(Your objective)
Take the data below and extract the lines from the one with "Rebuild this chart" to the one with "gc_teachers = [8, 7, 3, 5, 0, 2, 1]", inclusive, exactly as written.

++++++

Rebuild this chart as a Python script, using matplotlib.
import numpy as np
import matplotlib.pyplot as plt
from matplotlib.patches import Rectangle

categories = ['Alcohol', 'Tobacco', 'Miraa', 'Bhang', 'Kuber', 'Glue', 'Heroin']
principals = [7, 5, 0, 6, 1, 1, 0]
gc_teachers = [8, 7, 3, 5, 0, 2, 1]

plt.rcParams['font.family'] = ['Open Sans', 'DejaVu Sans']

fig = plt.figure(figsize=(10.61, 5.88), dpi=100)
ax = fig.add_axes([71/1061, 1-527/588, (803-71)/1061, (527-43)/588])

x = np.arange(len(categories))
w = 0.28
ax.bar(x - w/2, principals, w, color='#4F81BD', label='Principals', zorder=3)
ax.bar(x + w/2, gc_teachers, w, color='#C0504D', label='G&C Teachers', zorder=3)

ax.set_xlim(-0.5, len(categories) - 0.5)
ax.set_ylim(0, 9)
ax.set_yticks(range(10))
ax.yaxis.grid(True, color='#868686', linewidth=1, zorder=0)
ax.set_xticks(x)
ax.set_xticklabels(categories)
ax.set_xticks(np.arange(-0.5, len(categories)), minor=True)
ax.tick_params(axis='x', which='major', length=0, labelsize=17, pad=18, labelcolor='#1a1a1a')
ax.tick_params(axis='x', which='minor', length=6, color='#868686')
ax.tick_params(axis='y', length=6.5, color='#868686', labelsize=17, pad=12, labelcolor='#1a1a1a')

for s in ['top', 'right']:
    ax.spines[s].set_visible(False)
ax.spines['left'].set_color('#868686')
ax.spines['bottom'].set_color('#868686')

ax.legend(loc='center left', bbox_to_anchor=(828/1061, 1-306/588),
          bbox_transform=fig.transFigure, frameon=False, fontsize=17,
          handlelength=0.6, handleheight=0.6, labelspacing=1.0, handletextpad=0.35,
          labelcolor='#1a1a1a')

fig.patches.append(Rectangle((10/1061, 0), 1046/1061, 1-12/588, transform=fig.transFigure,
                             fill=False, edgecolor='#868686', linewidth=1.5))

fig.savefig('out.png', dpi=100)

++++++

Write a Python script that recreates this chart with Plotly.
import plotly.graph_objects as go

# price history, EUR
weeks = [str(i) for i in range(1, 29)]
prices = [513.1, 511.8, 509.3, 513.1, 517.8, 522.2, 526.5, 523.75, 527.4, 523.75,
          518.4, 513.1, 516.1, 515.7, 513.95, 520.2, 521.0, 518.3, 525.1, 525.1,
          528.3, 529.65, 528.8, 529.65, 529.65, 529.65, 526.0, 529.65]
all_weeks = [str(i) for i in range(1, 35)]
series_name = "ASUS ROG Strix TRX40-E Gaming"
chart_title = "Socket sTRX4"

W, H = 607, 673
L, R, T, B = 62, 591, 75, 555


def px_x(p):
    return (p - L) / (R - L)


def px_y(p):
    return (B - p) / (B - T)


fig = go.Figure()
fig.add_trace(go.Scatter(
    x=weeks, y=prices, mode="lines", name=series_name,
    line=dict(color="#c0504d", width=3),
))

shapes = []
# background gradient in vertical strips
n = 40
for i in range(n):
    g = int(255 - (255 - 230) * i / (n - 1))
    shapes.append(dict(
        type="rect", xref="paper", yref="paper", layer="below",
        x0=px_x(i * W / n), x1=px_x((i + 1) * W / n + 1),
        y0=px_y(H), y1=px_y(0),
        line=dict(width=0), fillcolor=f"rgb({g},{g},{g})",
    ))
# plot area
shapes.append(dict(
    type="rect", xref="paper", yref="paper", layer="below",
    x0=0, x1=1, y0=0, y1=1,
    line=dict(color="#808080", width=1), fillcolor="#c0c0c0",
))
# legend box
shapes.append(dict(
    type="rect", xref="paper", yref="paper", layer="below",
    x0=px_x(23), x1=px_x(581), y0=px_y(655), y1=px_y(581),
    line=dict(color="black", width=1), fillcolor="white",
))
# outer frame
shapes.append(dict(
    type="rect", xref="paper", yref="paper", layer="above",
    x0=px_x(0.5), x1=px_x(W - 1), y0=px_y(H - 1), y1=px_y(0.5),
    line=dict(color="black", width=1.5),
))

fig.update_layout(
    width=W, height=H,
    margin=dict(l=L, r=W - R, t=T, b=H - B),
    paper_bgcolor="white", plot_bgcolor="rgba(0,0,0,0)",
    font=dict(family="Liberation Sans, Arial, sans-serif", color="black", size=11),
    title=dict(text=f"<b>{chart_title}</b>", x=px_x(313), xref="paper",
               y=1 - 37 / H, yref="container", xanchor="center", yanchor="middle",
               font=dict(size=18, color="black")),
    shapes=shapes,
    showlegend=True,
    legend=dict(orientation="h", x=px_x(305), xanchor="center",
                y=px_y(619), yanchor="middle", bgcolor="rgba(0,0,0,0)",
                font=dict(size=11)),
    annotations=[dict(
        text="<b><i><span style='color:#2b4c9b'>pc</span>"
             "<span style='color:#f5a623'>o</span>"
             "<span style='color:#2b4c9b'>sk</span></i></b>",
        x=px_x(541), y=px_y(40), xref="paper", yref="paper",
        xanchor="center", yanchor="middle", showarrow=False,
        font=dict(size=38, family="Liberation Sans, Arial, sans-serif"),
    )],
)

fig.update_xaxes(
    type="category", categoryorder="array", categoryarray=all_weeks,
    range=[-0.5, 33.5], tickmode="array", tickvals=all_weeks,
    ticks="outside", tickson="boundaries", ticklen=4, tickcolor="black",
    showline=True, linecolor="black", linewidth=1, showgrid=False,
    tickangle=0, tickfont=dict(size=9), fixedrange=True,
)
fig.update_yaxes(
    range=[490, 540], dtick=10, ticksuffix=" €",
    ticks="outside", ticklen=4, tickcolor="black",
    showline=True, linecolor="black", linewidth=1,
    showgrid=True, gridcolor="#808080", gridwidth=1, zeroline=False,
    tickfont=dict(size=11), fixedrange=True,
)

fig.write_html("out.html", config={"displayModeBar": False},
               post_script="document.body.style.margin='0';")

++++++

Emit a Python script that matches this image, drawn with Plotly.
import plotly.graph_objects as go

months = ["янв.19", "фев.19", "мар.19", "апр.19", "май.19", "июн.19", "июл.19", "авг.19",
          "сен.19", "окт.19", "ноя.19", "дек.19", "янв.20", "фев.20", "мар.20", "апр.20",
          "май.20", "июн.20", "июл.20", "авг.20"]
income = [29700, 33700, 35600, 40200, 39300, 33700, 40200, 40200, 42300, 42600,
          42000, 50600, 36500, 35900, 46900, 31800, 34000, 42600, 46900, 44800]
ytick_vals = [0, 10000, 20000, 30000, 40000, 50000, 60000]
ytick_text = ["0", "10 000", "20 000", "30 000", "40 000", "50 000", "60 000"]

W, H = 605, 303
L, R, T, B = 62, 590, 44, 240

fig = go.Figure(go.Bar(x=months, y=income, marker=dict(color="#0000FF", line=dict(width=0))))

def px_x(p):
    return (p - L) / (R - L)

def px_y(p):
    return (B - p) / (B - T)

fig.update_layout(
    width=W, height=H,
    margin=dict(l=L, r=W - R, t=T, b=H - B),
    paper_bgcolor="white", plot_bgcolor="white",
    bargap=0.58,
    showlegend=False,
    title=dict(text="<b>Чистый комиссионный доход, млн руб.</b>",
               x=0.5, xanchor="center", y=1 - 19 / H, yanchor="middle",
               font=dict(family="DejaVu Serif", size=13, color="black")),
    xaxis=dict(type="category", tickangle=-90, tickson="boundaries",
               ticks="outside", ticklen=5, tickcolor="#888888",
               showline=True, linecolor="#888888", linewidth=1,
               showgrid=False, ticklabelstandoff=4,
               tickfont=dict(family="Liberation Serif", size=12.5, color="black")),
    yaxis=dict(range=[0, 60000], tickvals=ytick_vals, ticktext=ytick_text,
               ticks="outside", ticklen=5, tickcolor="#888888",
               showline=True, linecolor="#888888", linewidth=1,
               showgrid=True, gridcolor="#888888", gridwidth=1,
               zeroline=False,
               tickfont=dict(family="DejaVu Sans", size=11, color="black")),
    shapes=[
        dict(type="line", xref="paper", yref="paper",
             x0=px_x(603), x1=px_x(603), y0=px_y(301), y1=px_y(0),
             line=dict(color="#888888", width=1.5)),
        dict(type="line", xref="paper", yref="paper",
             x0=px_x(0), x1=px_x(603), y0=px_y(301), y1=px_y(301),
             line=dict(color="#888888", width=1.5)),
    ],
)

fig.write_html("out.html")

++++++

(Result of this task)
Rebuild this chart as a Python script, using matplotlib.
import numpy as np
import matplotlib.pyplot as plt
from matplotlib.patches import Rectangle

categories = ['Alcohol', 'Tobacco', 'Miraa', 'Bhang', 'Kuber', 'Glue', 'Heroin']
principals = [7, 5, 0, 6, 1, 1, 0]
gc_teachers = [8, 7, 3, 5, 0, 2, 1]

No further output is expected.